The development of the Ust-Jaiwa potash mine involves the construction of two vertical shafts that are sunk by the application of the freeze shaft method. While the frost wall of the Ust-Jaiwa shafts only needs to fulfill water cut-off functions over most of the shaft depth, there are freeze shafts sections to be sunk through low-strength rock mass material where structural capacities of the frost wall are required. In this paper, a combined approach of rock testing, in-situ rock characterization and both thermal and rock mechanical modelling is reported, implemented in order to determine a reliable strategy of shaft sinking through low-strength rock mass that is stabilized by a combination of frozen ground and temporary shaft lining. The advantages of the application of numerical calculation methods for back-analysis and subsequent predictive modelling are demonstrated. The components of the investigation are outlined and discussed, and its results are conclusively summarized.

1 Introduction

The freeze shaft method has been used in the mining industry since the late 1800s. During the period of shaft construction, this method provides temporary ground support and water control through artificial ground freezing.

The development of the Ust-Jaiwa potash mine, located in the Perm Region of the Russian Federation, commenced early 2012. It involves the construction of two vertical shafts with a final diameter of 8.0 m and a depth of approximately 500 m each. Both shafts are constructed through the application of the freeze shaft method with a freeze depth of 250 m. A freeze plant with a freeze capacity of 3.0 MW was installed in order to cope with local ground freezing challenges.

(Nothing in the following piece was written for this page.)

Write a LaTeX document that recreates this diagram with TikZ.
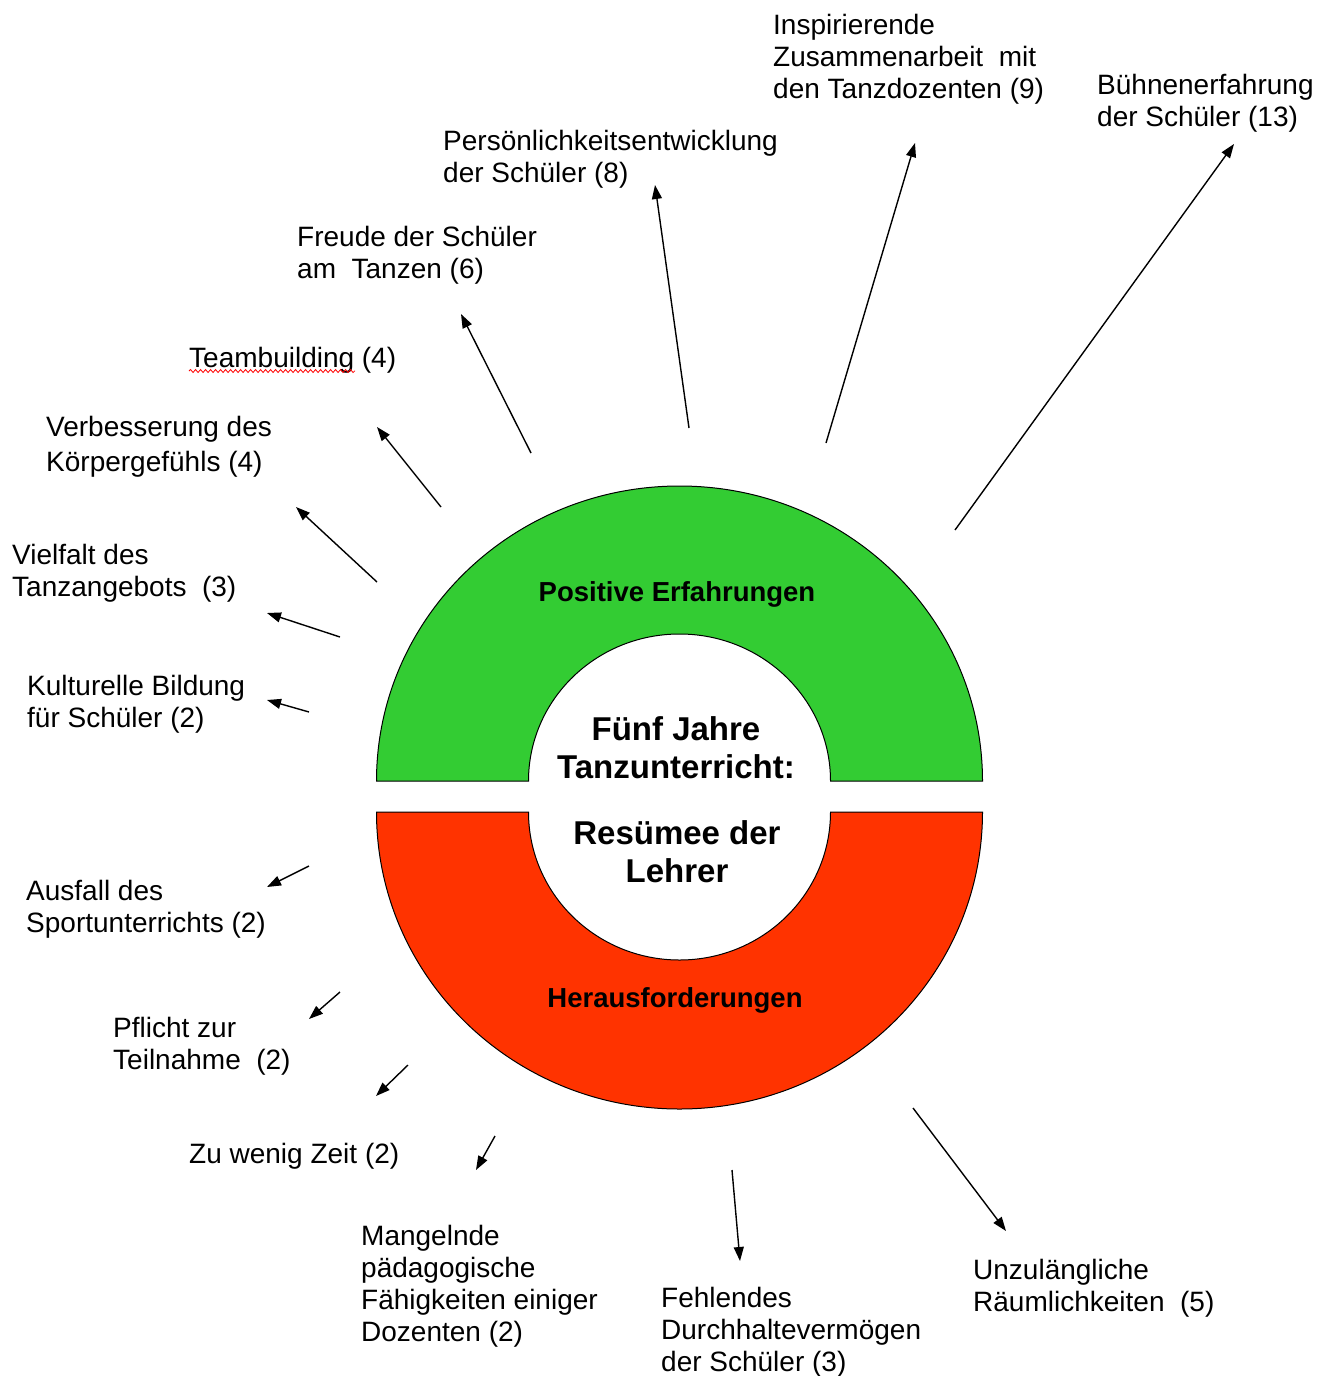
\documentclass[tikz,border=0pt]{standalone}
\usepackage{fontspec}
\setmainfont{Liberation Sans}
\usetikzlibrary{arrows.meta,decorations.pathmorphing}
\definecolor{posgreen}{HTML}{33CC33}
\definecolor{negred}{HTML}{FF3300}
\newcommand\fl{\rule{0pt}{26pt}}
\tikzset{
  lbl/.style={anchor=north west, inner sep=0pt, align=left, text=black,
    font=\fontsize{28}{32.2}\selectfont},
  ctr/.style={inner sep=0pt, align=center, font=\fontsize{33}{38}\selectfont\bfseries},
  band/.style={inner sep=0pt, font=\fontsize{27.5}{32}\selectfont\bfseries},
  ptr/.style={line width=1.4pt, -{Triangle[length=14pt,width=10pt]}},
  half/.style={draw=black, line width=1pt}
}
\begin{document}
\begin{tikzpicture}[x=1pt,y=-1pt]
\useasboundingbox (0,0) rectangle (1334,1376);
\fill[white] (0,0) rectangle (1334,1376);

% ring halves
\draw[half, fill=posgreen] (376.5,781) arc[start angle=180,end angle=0,x radius=303pt,y radius=295pt]
  -- (830.5,781) arc[start angle=0,end angle=180,x radius=151pt,y radius=147pt] -- cycle;
\draw[half, fill=negred] (376.5,812) arc[start angle=180,end angle=360,x radius=303pt,y radius=297pt]
  -- (830.5,812) arc[start angle=360,end angle=180,x radius=151pt,y radius=148pt] -- cycle;

\node[band] (pos) at (677,594) {Positive Erfahrungen};
\node[band] (neg) at (675,1000) {Herausforderungen};
\node[ctr] (ctop) at (676,748) {Fünf Jahre\\Tanzunterricht:};
\node[ctr] (cbot) at (677,852) {Resümee der\\Lehrer};

% labels (y = first-line centre - 16)
\node[lbl] (lInsp) at (773,8) {\fl Inspirierende\\Zusammenarbeit\ \ mit\\den Tanzdozenten (9)};
\node[lbl] (lBuehne) at (1097,68) {\fl Bühnenerfahrung\\der Schüler (13)};
\node[lbl] (lPers) at (443,124) {\fl Persönlichkeitsentwicklung\\der Schüler (8)};
\node[lbl] (lFreude) at (297,220) {\fl Freude der Schüler\\am\ \ Tanzen (6)};
\node[lbl] (lTeam) at (189,341) {\fl Teambuilding (4)};
\node[lbl] (lVerb) at (46,410) {\fl Verbesserung des\\[3pt]Körpergefühls (4)};
\node[lbl] (lViel) at (12,538) {\fl Vielfalt des\\Tanzangebots\ \ (3)};
\node[lbl] (lKult) at (27,669) {\fl Kulturelle Bildung\\für Schüler (2)};
\node[lbl] (lAusf) at (26,874) {\fl Ausfall des\\Sportunterrichts (2)};
\node[lbl] (lPfl) at (113,1011) {\fl Pflicht zur\\Teilnahme\ \ (2)};
\node[lbl] (lZeit) at (189,1137) {\fl Zu wenig Zeit (2)};
\node[lbl] (lMang) at (361,1219) {\fl Mangelnde\\pädagogische\\Fähigkeiten einiger\\Dozenten (2)};
\node[lbl] (lFehl) at (661,1281) {\fl Fehlendes\\Durchhaltevermögen\\der Schüler (3)};
\node[lbl] (lUnz) at (973,1253) {\fl Unzulängliche\\Räumlichkeiten\ \ (5)};

% spell-check squiggle under Teambuilding
\coordinate (sqA) at (189,371);
\coordinate (sqB) at (355,371);
\draw[red, line width=0.8pt, decorate, decoration={snake, amplitude=1.5pt, segment length=5pt}] (sqA) -- (sqB);

% arrow ends
\coordinate (tBue) at (955,530);  \coordinate (hBue) at (1234,144);
\coordinate (tIns) at (826,443);  \coordinate (hIns) at (915,143);
\coordinate (tPer) at (689,428);  \coordinate (hPer) at (655,185);
\coordinate (tFre) at (531,453);  \coordinate (hFre) at (461,314);
\coordinate (tTea) at (441,507);  \coordinate (hTea) at (377,427);
\coordinate (tVer) at (377,582);  \coordinate (hVer) at (296,507);
\coordinate (tVie) at (340,637);  \coordinate (hVie) at (267,613);
\coordinate (tKul) at (309,712);  \coordinate (hKul) at (267,700);
\coordinate (tAus) at (309,866);  \coordinate (hAus) at (267,887);
\coordinate (tPfl) at (340,992);  \coordinate (hPfl) at (309,1019);
\coordinate (tZei) at (408,1065); \coordinate (hZei) at (376,1096);
\coordinate (tMan) at (495,1136); \coordinate (hMan) at (476,1170);
\coordinate (tFeh) at (732,1170); \coordinate (hFeh) at (740,1261);
\coordinate (tUnz) at (913,1108); \coordinate (hUnz) at (1006,1231);

\foreach \n in {Bue,Ins,Per,Fre,Tea,Ver,Vie,Kul,Aus,Pfl,Zei,Man,Feh,Unz}
  \draw[ptr] (t\n) -- (h\n);
\end{tikzpicture}
\end{document}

A comprehensive investigation of shaft wall stability during construction was required due to required sinking through low-strength salt-marl strata with a melting temperature of -21°C. Ground characterization, frost body monitoring and laboratory investigations were conducted, aiming to optimize the sequences of the conventional drill and blast sinking operation, in which a cast-in-situ concrete liner, installed by the jumpform method serves as temporary excavation support. In particular, the determination of the maximum unsupported height of shaft wall not resulting in shaft wall failure was of interest, as this parameter significantly impacts on sinking performance due to the employed construction method.